Ghana 2017 Budget: Akufo-Addo Assures It Contains Measures That’ll Fix the Economy

The Ghana 2017 Budget will be unveiled on the 2nd of March.

President Nana Addo Dankwa Akufo-Addo has assured Ghanaians that the 2017 budget will be one that will facilitate the process of bringing back Ghana unto the path of prosperity and progress. The President gave out this assurance while speaking to the Ghanaian community in Banjul, the capital city of The Gambia.

The Gambia’s new president, Adama Barrow was officially sworn-in on Saturday, 18th February, 2017; the same day the country is celebrating her 52nd Independence Day Anniversary. Barrow’s formal swearing in comes after the country’s sit-tight president, Yahya Jammeh finally stepped down.

Jammeh who initially conceded following the presidential elections held on December 1, turned around to dispute the election results on grounds of some electoral malpractice, calling for a new election exercise and refusing to vacate his office.

However, international bodies such as the Economic Community of West African States (ECOWAS), the African Union (AU) and the United Nations (UN) intervened in the situation, disagreeing with him. It took series of talks and finally a visible threat of forceful removal, for former president Jammeh to agree to step down; but that was still after reaching some agreements with the bodies.

See: What Finally Made Embattled Yahya Jammeh To Step Down

While The Gambian political crisis was deepening, then President-elect, Adama Barrow fled to Senegal to take refuge. It was there that he was sworn in the first time in a low-key ceremony at the Gambian Embassy.

President Nana Addo among other prominent political office holders, including former president John Mahama were all there on Saturday to witness the main inauguration of the new president in his home country, The Gambia. It was after the inauguration ceremony that Nana Addo seized an opportunity to speak to Ghanaians living in the country.

Addressing the Ghanaian Community in The Gambia, President Nana Akufo-Addo stated that Ghana 2017 budget is going to contribute greatly to fixing the country’s bad economy. According to him, strict policies that will bring about growth of private businesses and job creation are outlined in the budget, which is the first in his administration.

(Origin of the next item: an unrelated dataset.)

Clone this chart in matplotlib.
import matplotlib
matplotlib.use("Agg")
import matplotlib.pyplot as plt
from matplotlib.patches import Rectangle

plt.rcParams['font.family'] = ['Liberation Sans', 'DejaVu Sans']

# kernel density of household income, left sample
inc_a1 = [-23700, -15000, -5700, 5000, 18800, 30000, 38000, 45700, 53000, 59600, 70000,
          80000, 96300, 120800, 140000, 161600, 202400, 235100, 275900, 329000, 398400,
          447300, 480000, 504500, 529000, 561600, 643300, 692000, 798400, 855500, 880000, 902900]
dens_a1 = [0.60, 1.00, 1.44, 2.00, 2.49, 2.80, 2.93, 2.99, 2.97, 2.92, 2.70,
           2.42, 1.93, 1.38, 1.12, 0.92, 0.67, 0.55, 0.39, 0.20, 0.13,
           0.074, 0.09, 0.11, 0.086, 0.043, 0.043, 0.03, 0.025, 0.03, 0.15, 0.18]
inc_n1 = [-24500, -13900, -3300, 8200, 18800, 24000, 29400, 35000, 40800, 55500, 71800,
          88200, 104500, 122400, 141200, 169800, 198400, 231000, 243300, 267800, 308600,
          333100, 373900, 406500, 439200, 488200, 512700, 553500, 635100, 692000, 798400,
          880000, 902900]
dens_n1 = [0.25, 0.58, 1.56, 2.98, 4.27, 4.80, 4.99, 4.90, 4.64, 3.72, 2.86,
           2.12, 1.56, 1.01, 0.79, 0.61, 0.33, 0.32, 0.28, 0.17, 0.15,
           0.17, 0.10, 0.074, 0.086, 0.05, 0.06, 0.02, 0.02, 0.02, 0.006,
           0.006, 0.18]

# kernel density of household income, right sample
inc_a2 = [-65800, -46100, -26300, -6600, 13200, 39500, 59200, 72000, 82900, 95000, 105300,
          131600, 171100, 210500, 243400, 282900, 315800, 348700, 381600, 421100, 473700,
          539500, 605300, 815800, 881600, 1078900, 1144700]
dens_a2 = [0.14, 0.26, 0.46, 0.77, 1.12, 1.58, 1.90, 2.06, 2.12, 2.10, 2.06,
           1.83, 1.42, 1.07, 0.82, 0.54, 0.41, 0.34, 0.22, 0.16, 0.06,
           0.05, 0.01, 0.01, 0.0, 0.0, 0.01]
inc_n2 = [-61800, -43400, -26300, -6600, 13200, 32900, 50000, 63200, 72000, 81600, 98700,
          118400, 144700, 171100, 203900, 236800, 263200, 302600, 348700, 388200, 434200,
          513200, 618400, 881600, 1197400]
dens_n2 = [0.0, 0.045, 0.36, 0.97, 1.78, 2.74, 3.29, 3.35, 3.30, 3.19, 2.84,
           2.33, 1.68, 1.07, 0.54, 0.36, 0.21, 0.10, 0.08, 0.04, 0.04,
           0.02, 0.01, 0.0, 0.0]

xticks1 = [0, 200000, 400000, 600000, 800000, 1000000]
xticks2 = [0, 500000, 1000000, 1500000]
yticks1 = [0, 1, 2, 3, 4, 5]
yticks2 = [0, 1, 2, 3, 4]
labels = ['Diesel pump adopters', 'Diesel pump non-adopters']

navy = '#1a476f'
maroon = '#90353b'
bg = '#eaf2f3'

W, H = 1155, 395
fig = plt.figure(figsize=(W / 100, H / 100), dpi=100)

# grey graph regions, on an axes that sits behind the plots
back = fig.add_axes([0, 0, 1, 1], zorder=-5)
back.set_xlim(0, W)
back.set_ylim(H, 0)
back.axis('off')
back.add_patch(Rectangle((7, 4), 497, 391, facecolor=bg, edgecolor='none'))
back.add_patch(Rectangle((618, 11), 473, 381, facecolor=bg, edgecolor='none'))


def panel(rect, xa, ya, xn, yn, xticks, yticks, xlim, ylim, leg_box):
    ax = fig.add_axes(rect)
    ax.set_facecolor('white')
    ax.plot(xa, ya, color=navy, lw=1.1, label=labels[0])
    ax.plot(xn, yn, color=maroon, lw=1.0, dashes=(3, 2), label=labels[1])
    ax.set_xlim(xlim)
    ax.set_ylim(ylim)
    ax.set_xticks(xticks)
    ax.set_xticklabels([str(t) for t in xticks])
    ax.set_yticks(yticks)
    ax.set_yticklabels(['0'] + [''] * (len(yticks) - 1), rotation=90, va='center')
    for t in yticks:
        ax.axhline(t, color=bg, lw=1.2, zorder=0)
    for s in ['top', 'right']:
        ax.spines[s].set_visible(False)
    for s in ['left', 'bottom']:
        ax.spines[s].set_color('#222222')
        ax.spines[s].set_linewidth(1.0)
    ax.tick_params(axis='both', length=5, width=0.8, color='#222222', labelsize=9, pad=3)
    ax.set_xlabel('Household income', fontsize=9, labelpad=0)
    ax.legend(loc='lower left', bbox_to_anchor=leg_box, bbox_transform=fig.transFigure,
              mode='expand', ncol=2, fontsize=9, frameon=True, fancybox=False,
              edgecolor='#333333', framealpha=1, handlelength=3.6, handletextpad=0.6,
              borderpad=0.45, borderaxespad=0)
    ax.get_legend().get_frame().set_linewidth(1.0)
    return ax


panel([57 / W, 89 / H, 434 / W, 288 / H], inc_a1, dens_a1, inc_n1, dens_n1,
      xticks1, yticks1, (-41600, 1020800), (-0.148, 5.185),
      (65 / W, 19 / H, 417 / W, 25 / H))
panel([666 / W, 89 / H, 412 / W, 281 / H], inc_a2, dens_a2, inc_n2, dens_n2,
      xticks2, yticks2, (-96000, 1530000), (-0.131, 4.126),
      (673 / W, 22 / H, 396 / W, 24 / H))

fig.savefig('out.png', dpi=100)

Nana Addo with some members of the Ghanaian Community in the Gambia
Nana Addo with some members of the Ghanaian Community in the Gambia

Nana Addo reiterated his intention to use the private sector as major facilitators in transforming Ghana’s economy, especially in the area of job creation. According to the President, “it is only when the private sector flourishes that we can create the high numbers of jobs required by the teeming masses of Ghanaian youth”.

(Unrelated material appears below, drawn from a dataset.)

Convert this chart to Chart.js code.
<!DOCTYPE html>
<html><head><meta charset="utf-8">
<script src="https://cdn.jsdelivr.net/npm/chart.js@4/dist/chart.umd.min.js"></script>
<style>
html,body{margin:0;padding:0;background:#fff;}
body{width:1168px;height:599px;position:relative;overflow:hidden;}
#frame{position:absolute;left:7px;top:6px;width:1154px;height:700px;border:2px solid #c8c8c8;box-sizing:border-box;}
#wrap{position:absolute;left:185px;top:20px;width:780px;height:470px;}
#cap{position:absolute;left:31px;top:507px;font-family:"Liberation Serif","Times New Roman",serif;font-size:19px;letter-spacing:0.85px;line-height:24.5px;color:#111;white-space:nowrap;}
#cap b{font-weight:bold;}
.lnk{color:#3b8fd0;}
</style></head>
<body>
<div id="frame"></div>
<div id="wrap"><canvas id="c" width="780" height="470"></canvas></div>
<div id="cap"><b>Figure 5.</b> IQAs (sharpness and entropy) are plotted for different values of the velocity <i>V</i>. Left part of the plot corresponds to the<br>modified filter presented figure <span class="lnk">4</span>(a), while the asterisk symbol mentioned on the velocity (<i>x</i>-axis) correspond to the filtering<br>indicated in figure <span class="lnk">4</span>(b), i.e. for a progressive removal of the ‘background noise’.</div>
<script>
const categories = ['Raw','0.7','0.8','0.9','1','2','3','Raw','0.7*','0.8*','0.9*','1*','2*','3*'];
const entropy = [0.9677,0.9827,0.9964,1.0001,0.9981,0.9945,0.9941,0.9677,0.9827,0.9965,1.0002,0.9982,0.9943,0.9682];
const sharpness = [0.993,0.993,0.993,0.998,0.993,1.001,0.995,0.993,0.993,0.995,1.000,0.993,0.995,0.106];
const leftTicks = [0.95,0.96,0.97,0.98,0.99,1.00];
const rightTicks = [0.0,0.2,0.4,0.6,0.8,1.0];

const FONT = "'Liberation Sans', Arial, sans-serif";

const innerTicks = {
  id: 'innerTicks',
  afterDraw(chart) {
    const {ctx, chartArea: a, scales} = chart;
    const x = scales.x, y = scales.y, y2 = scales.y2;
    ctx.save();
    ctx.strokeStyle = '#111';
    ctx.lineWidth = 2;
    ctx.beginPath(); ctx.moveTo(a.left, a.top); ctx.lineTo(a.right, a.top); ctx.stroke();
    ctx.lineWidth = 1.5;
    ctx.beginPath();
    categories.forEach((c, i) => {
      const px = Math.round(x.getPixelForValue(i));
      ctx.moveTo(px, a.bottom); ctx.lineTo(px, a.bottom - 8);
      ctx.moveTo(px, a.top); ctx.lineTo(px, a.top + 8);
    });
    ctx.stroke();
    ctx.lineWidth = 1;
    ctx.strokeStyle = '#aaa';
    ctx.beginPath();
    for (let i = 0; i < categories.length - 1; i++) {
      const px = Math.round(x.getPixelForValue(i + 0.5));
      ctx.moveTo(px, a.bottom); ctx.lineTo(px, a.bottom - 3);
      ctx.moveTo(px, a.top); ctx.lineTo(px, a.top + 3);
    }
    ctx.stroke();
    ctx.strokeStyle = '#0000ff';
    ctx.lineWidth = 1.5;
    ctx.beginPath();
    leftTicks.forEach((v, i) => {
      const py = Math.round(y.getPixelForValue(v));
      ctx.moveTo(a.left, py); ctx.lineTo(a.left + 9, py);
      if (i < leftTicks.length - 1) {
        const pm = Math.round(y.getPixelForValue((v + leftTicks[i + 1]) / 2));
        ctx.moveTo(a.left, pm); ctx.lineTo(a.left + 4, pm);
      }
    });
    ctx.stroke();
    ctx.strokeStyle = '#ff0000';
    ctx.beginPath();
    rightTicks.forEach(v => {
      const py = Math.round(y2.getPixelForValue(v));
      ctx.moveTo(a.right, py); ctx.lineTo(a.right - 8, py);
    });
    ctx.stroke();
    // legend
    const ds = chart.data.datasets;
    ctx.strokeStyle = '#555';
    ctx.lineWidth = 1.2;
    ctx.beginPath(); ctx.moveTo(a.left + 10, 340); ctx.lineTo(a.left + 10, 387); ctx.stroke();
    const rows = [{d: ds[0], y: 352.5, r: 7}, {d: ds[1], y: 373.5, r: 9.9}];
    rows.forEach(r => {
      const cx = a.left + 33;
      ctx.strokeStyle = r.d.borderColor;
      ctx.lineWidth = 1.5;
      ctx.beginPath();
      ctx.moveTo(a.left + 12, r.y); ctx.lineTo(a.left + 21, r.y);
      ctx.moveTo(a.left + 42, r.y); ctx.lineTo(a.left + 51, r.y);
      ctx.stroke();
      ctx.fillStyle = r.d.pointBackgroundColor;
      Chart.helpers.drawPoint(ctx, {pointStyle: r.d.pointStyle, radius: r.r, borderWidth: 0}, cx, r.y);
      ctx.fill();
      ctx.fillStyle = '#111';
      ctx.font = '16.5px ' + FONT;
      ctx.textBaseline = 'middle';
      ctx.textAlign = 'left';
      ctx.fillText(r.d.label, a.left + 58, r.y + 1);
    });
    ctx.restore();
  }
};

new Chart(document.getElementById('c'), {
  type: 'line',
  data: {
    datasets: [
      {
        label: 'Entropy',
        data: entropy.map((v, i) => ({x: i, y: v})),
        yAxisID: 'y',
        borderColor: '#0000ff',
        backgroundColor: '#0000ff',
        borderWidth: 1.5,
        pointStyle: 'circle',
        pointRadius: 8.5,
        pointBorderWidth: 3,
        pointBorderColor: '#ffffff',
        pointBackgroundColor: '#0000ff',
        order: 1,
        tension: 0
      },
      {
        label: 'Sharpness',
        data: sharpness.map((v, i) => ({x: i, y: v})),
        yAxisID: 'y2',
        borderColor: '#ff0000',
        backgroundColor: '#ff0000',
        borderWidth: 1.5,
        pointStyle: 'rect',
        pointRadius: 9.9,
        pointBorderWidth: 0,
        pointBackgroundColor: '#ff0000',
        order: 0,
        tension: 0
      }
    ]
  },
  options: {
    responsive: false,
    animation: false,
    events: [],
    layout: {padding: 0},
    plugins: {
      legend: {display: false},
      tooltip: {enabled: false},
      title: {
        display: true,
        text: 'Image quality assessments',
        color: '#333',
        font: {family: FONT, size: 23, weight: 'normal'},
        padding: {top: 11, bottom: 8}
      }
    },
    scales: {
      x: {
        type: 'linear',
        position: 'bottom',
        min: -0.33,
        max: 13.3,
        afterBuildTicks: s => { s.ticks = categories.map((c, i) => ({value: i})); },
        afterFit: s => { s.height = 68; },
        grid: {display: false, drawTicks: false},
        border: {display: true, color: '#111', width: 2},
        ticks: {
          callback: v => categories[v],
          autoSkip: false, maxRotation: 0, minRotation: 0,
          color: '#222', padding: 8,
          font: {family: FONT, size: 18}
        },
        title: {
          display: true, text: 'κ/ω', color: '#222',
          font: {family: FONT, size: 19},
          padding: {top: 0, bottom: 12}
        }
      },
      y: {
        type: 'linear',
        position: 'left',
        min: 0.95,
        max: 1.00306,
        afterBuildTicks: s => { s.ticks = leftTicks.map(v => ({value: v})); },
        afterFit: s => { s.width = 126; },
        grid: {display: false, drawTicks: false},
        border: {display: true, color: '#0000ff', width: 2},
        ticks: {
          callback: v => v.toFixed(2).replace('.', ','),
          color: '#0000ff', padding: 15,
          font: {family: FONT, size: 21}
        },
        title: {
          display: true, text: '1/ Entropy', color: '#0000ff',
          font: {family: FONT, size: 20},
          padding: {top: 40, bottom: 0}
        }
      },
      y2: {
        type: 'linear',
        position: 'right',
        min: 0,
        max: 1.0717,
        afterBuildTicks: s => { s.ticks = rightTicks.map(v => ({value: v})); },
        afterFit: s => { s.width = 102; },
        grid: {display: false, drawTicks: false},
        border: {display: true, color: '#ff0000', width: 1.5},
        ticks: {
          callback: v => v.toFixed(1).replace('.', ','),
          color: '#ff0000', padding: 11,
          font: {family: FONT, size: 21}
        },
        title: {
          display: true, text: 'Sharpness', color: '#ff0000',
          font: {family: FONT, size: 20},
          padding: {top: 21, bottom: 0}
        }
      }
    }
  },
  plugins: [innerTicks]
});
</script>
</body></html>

Describing the mass unemployment bedeviling the country at the moment as “a major social and economic problem”, the President said that something must be done about it through the measures that will be put in place in the Ghana 2017 budget. He assured that his administration will revive the economy and ensure that Ghanaian enterprises become more competitive as to enable them employ more people.

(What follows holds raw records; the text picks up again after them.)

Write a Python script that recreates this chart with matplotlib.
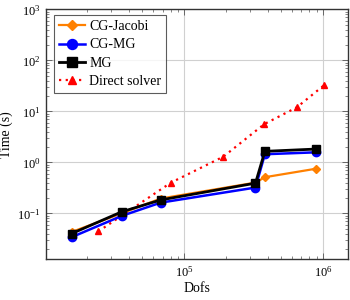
import matplotlib
matplotlib.use("Agg")
import matplotlib.pyplot as plt
from matplotlib.ticker import LogLocator, NullFormatter

plt.rcParams['font.family'] = ['Liberation Serif', 'DejaVu Serif']
plt.rcParams['mathtext.fontset'] = 'stix'

dofs = [15500, 35600, 68000, 327000, 382000, 896000]
cg_jacobi = [0.043, 0.10, 0.195, 0.40, 0.51, 0.75]
cg_mg = [0.034, 0.089, 0.162, 0.32, 1.44, 1.57]
mg = [0.040, 0.107, 0.183, 0.39, 1.64, 1.82]
direct_dofs = [24100, 80600, 192000, 378000, 650000, 1020000]
direct = [0.044, 0.40, 1.29, 5.6, 12.0, 32.5]

fig = plt.figure(figsize=(3.5, 3.0), dpi=100)
ax = fig.add_axes([0.131, 0.136, 0.863, 0.833])

ax.plot(dofs, cg_jacobi, color='#FF8000', lw=1.6, marker='D', ms=4.5, label='CG-Jacobi', zorder=3)
ax.plot(dofs, cg_mg, color='#0000FF', lw=1.8, marker='o', ms=6, label='CG-MG', zorder=4)
ax.plot(dofs, mg, color='black', lw=2.0, marker='s', ms=6, label='MG', zorder=5)
ax.plot(direct_dofs, direct, color='#FF0000', lw=1.6, ls=(0, (1, 2)), marker='^', ms=5,
        label='Direct solver', zorder=2)

ax.set_xscale('log')
ax.set_yscale('log')
ax.set_xlim(10**4.005, 10**6.18)
ax.set_ylim(10**-1.9, 1e3)

ax.xaxis.set_major_locator(LogLocator(base=10, numticks=10))
ax.xaxis.set_minor_locator(LogLocator(base=10, subs=range(2, 10), numticks=20))
ax.yaxis.set_major_locator(LogLocator(base=10, numticks=10))
ax.yaxis.set_minor_locator(LogLocator(base=10, subs=range(2, 10), numticks=20))
ax.xaxis.set_minor_formatter(NullFormatter())
ax.yaxis.set_minor_formatter(NullFormatter())

ax.tick_params(which='both', direction='in', top=True, right=True, labelsize=9, pad=4)
ax.tick_params(which='major', length=4, width=0.6, color='#555555')
ax.tick_params(which='minor', length=2.5, width=0.5, color='#555555')
ax.grid(True, which='major', color='#d0d0d0', lw=0.8)
for s in ax.spines.values():
    s.set_linewidth(1.0)
    s.set_color('#333333')

ax.set_xlabel('Dofs', fontsize=10, labelpad=2)
ax.set_ylabel('Time (s)', fontsize=10, labelpad=3)

leg = ax.legend(loc='upper left', fontsize=10, frameon=True, fancybox=False,
                edgecolor='#333333', handlelength=1.9, borderpad=0.35,
                labelspacing=0.38, handletextpad=0.3, borderaxespad=0,
                bbox_to_anchor=(0.026, 0.976), markerscale=1.2)
leg.get_frame().set_linewidth(0.8)

fig.savefig('out.png', dpi=100)
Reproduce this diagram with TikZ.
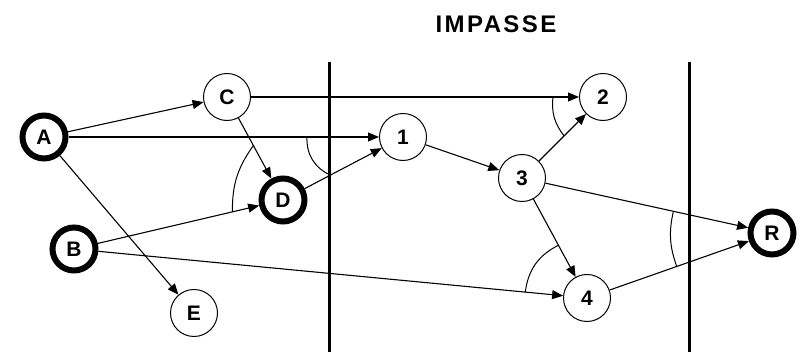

Lamenting the poor state of the economy as was left by the immediate past administration, Nana Addo promised that his government is going to fix it. He stated that the transformation will start with the Ghana 2017 budget which according to him, contains “a number of prudent policies and measures” that will bring about changes in the economy. He promised never to disappoint the people who showed their confidence in him by giving him the nod in the 2016 election.

Remember; Nana Addo’s First State of the Nation Address Comes Up Tomorrow, Feb. 21

The president also commended the Ghanaian community in Gambia for their peaceful composure throughout the crisis and urged them to continue to abide by the laws of the country. He finally solicited for constant prayers to enable him succeed, pointing out that he has set up a solid team who have a unanimous spirit of serving the nation.